■ WHAT YOU NEED TO DO: Skip the pictures and repeat each line of the data exactly.

■ GIVEN INFORMATION:
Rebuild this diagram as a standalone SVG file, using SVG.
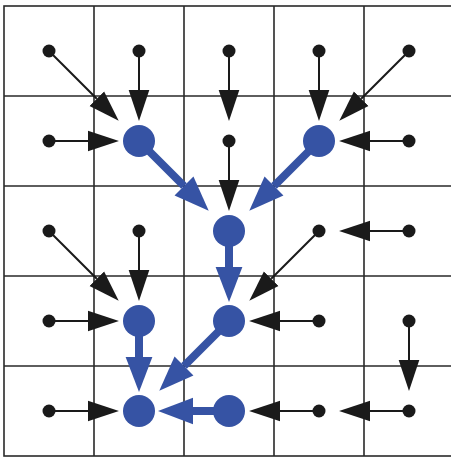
<svg xmlns="http://www.w3.org/2000/svg" width="451" height="457" viewBox="0 0 451 457">
<style>
.grid{fill:none;stroke:#2a2a2a;stroke-width:1.6}
.bk{stroke:#1a1a1a;stroke-width:2;fill:none;marker-end:url(#hb)}
.bl{stroke:#3653a4;stroke-width:8;fill:none;marker-end:url(#hl)}
.dot{fill:#1a1a1a}
.big{fill:#3653a4}
</style>
<defs>
<marker id="hb" markerUnits="userSpaceOnUse" markerWidth="32" markerHeight="24" viewBox="0 -11 31 22" refX="0" refY="0" orient="auto"><path d="M0,-10 L30,0 L0,10 z" fill="#1a1a1a"/></marker>
<marker id="hl" markerUnits="userSpaceOnUse" markerWidth="36" markerHeight="30" viewBox="0 -14 35 28" refX="0" refY="0" orient="auto"><path d="M0,-13 L34,0 L0,13 z" fill="#3653a4"/></marker>
</defs>
<rect width="451" height="457" fill="#fff"/>
<g id="grid">
<rect class="grid" x="4" y="6" width="450" height="450"/>
<path class="grid" d="M94,6V456M184,6V456M274,6V456M364,6V456M4,96H454M4,186H454M4,276H454M4,366H454"/>
</g>
<g id="connectors">
<path class="bk" d="M139,51L139,90"/>
<path class="bk" d="M229,51L229,90"/>
<path class="bk" d="M319,51L319,90"/>
<path class="bk" d="M49,141L88,141"/>
<path class="bk" d="M229,141L229,180"/>
<path class="bk" d="M409,141L370,141"/>
<path class="bk" d="M139,231L139,270"/>
<path class="bk" d="M409,231L370,231"/>
<path class="bk" d="M49,321L88,321"/>
<path class="bk" d="M319,321L280,321"/>
<path class="bk" d="M409,321L409,360"/>
<path class="bk" d="M49,411L88,411"/>
<path class="bk" d="M319,411L280,411"/>
<path class="bk" d="M409,411L370,411"/>
<path class="bk" d="M49,51L96.8,98.8"/>
<path class="bk" d="M409,51L361.2,98.8"/>
<path class="bk" d="M49,231L96.8,278.8"/>
<path class="bk" d="M319,231L271.2,278.8"/>
<path class="bl" d="M229,231L229,267"/>
<path class="bl" d="M139,321L139,357"/>
<path class="bl" d="M229,411L193,411"/>
<path class="bl" d="M139,141L184,186"/>
<path class="bl" d="M319,141L274,186"/>
<path class="bl" d="M229,321L184,366"/>
</g>
<g id="n00"><circle class="dot" cx="49" cy="51" r="6.5"/></g>
<g id="n10"><circle class="dot" cx="139" cy="51" r="6.5"/></g>
<g id="n20"><circle class="dot" cx="229" cy="51" r="6.5"/></g>
<g id="n30"><circle class="dot" cx="319" cy="51" r="6.5"/></g>
<g id="n40"><circle class="dot" cx="409" cy="51" r="6.5"/></g>
<g id="n01"><circle class="dot" cx="49" cy="141" r="6.5"/></g>
<g id="n11"><circle class="big" cx="139" cy="141" r="16"/></g>
<g id="n21"><circle class="dot" cx="229" cy="141" r="6.5"/></g>
<g id="n31"><circle class="big" cx="319" cy="141" r="16"/></g>
<g id="n41"><circle class="dot" cx="409" cy="141" r="6.5"/></g>
<g id="n02"><circle class="dot" cx="49" cy="231" r="6.5"/></g>
<g id="n12"><circle class="dot" cx="139" cy="231" r="6.5"/></g>
<g id="n22"><circle class="big" cx="229" cy="231" r="16"/></g>
<g id="n32"><circle class="dot" cx="319" cy="231" r="6.5"/></g>
<g id="n42"><circle class="dot" cx="409" cy="231" r="6.5"/></g>
<g id="n03"><circle class="dot" cx="49" cy="321" r="6.5"/></g>
<g id="n13"><circle class="big" cx="139" cy="321" r="16"/></g>
<g id="n23"><circle class="big" cx="229" cy="321" r="16"/></g>
<g id="n33"><circle class="dot" cx="319" cy="321" r="6.5"/></g>
<g id="n43"><circle class="dot" cx="409" cy="321" r="6.5"/></g>
<g id="n04"><circle class="dot" cx="49" cy="411" r="6.5"/></g>
<g id="n14"><circle class="big" cx="139" cy="411" r="16"/></g>
<g id="n24"><circle class="big" cx="229" cy="411" r="16"/></g>
<g id="n34"><circle class="dot" cx="319" cy="411" r="6.5"/></g>
<g id="n44"><circle class="dot" cx="409" cy="411" r="6.5"/></g>
</svg>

■ RESPONSE FOR THIS EXERCISE:
Rebuild this diagram as a standalone SVG file, using SVG.
<svg xmlns="http://www.w3.org/2000/svg" width="451" height="457" viewBox="0 0 451 457">
<style>
.grid{fill:none;stroke:#2a2a2a;stroke-width:1.6}
.bk{stroke:#1a1a1a;stroke-width:2;fill:none;marker-end:url(#hb)}
.bl{stroke:#3653a4;stroke-width:8;fill:none;marker-end:url(#hl)}
.dot{fill:#1a1a1a}
.big{fill:#3653a4}
</style>
<defs>
<marker id="hb" markerUnits="userSpaceOnUse" markerWidth="32" markerHeight="24" viewBox="0 -11 31 22" refX="0" refY="0" orient="auto"><path d="M0,-10 L30,0 L0,10 z" fill="#1a1a1a"/></marker>
<marker id="hl" markerUnits="userSpaceOnUse" markerWidth="36" markerHeight="30" viewBox="0 -14 35 28" refX="0" refY="0" orient="auto"><path d="M0,-13 L34,0 L0,13 z" fill="#3653a4"/></marker>
</defs>
<rect width="451" height="457" fill="#fff"/>
<g id="grid">
<rect class="grid" x="4" y="6" width="450" height="450"/>
<path class="grid" d="M94,6V456M184,6V456M274,6V456M364,6V456M4,96H454M4,186H454M4,276H454M4,366H454"/>
</g>
<g id="connectors">
<path class="bk" d="M139,51L139,90"/>
<path class="bk" d="M229,51L229,90"/>
<path class="bk" d="M319,51L319,90"/>
<path class="bk" d="M49,141L88,141"/>
<path class="bk" d="M229,141L229,180"/>
<path class="bk" d="M409,141L370,141"/>
<path class="bk" d="M139,231L139,270"/>
<path class="bk" d="M409,231L370,231"/>
<path class="bk" d="M49,321L88,321"/>
<path class="bk" d="M319,321L280,321"/>
<path class="bk" d="M409,321L409,360"/>
<path class="bk" d="M49,411L88,411"/>
<path class="bk" d="M319,411L280,411"/>
<path class="bk" d="M409,411L370,411"/>
<path class="bk" d="M49,51L96.8,98.8"/>
<path class="bk" d="M409,51L361.2,98.8"/>
<path class="bk" d="M49,231L96.8,278.8"/>
<path class="bk" d="M319,231L271.2,278.8"/>
<path class="bl" d="M229,231L229,267"/>
<path class="bl" d="M139,321L139,357"/>
<path class="bl" d="M229,411L193,411"/>
<path class="bl" d="M139,141L184,186"/>
<path class="bl" d="M319,141L274,186"/>
<path class="bl" d="M229,321L184,366"/>
</g>
<g id="n00"><circle class="dot" cx="49" cy="51" r="6.5"/></g>
<g id="n10"><circle class="dot" cx="139" cy="51" r="6.5"/></g>
<g id="n20"><circle class="dot" cx="229" cy="51" r="6.5"/></g>
<g id="n30"><circle class="dot" cx="319" cy="51" r="6.5"/></g>
<g id="n40"><circle class="dot" cx="409" cy="51" r="6.5"/></g>
<g id="n01"><circle class="dot" cx="49" cy="141" r="6.5"/></g>
<g id="n11"><circle class="big" cx="139" cy="141" r="16"/></g>
<g id="n21"><circle class="dot" cx="229" cy="141" r="6.5"/></g>
<g id="n31"><circle class="big" cx="319" cy="141" r="16"/></g>
<g id="n41"><circle class="dot" cx="409" cy="141" r="6.5"/></g>
<g id="n02"><circle class="dot" cx="49" cy="231" r="6.5"/></g>
<g id="n12"><circle class="dot" cx="139" cy="231" r="6.5"/></g>
<g id="n22"><circle class="big" cx="229" cy="231" r="16"/></g>
<g id="n32"><circle class="dot" cx="319" cy="231" r="6.5"/></g>
<g id="n42"><circle class="dot" cx="409" cy="231" r="6.5"/></g>
<g id="n03"><circle class="dot" cx="49" cy="321" r="6.5"/></g>
<g id="n13"><circle class="big" cx="139" cy="321" r="16"/></g>
<g id="n23"><circle class="big" cx="229" cy="321" r="16"/></g>
<g id="n33"><circle class="dot" cx="319" cy="321" r="6.5"/></g>
<g id="n43"><circle class="dot" cx="409" cy="321" r="6.5"/></g>
<g id="n04"><circle class="dot" cx="49" cy="411" r="6.5"/></g>
<g id="n14"><circle class="big" cx="139" cy="411" r="16"/></g>
<g id="n24"><circle class="big" cx="229" cy="411" r="16"/></g>
<g id="n34"><circle class="dot" cx="319" cy="411" r="6.5"/></g>
<g id="n44"><circle class="dot" cx="409" cy="411" r="6.5"/></g>
</svg>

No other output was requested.